Bookkeeping best practices FAQ
What are some common bookkeeping mistakes that small-business owners make?
Small-business owners sometimes fail to choose and stick with one bookkeeping system, causing their records to be prone to errors. Additionally, failing to maintain important records increases the chance of errors. These mistakes are more likely to be avoided if you hire a professional bookkeeper.
How often should I record and reconcile financial transactions?
You should record transactions as frequently as you can. This can be every day if that’s how frequently the transactions are taking place. You should reconcile transactions with bank or credit card statements at least once a month.
Why is it important to keep receipts and invoices?
Receipts and invoices can be used as evidence in the event that your bank or credit card company makes a mistake, or you undergo a tax audit. Invoices also can help predict anticipated income, even if they haven’t been paid yet.
How can financial reports help me make better business decisions?

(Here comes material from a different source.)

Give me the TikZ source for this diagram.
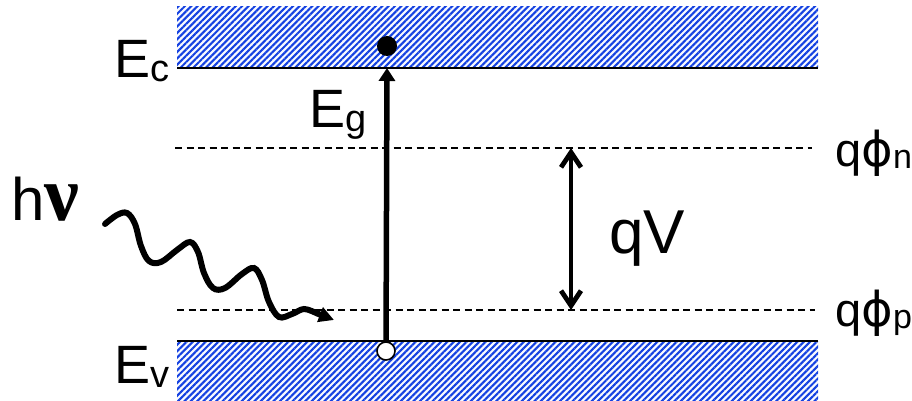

Financial reports can give you insight into the sources of your expenses and income streams. They can also help you see trends or seasonal cycles, which can help you budget and plan for your business’s future.
Is it necessary to hire a bookkeeper or accountant?
Most businesses find it helpful to hire an accountant at least once a year for tax filing. You may also consider hiring a bookkeeper if you’re struggling to keep up with recording transactions.